Project WITH
Research clip
“We need to revalue the body as a source of experience and difference, before we are able to move forward with identity politics” (Kuppers)
If we could assume we are apparatuses of each other, how can communication be established across physical and personal differences?
The title of the work plays with the double meaning of the word against: ‘in disagreement with’ and ‘in physical contact with.’ The inspiration for this work is to look at social dynamics of undervalued bodies and pair it with the physics of movement (dynamics).
Historically people of color, woman, gay people, people with disabilities and immigrants have had their bodies de-valued. This performance proposal is to continue developing a practice looking at the dynamics of power and agency associated with undervalued bodies through the use of physical tools. Between a (mythical) center-periphery schematic, of those in power against those marginalized to the edges, exists the in-between space where our identities and abilities intra-act and define each other. It is these types of intra-actions that define and label identities.

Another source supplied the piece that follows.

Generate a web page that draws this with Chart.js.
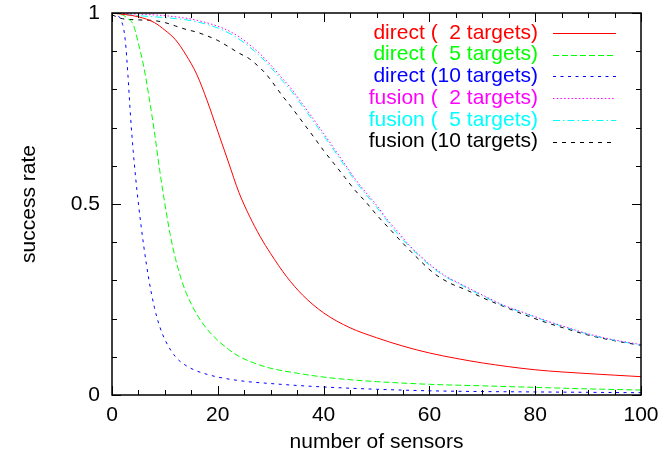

Discourse is not what is said; it is that which constrains and enables what can be said. This piece aims to create a physical discursive practice that produces new possibilities and challenges social constraints by looking at movement constraints. Through the use of the harnesses and ropes we see how the body’s anatomy and physiology and other material forces work together to organize power. By pairing the concept of power and agency to aerial rope dance, we acknowledge theories of social dynamics alongside gravity and physical dynamics. Undervalued bodies usually are not represented in aesthetic norms. We want to question how certain aesthetics could change if we give more space for undervalued bodies. We will challenge traditional aesthetics like symmetry, flow and ease. Our bodies will become entangled, weight sharing is sporadic and we break momentum to stop trajectories.
After a unique opportunity that brought together my research proposal with my partner’s aerial skills, we were able to begin this research and are seeking ways to 1. continue the work into a full 45-60 min performance Bodies Not Against Each Other, and 2. create an ongoing platform to share this practice with a larger audience as Project WITH.
Background
During a residency in New York called OMI, funded by BKA, I proposed Project With to a group of 5 other dancers. Project With was spring boarded by colleagues working in the countries of Austria, France, Japan, Australia, Jordan, Canada and USA. Artistic, physical and intellectual input was gathered in an initial research phase. The group from this first phase was a collective of dancers who identified as gay, lesbian, immigrant, people of color and different ethnicities. For 3 weeks, the topic of agency and power was explored by examining the definition and placement of undervalued bodies in society alongside the physics of aerial and harness dance. We questioned how a centered-norm is interrelated to traditional aesthetics and affects undervalued bodies ability to move.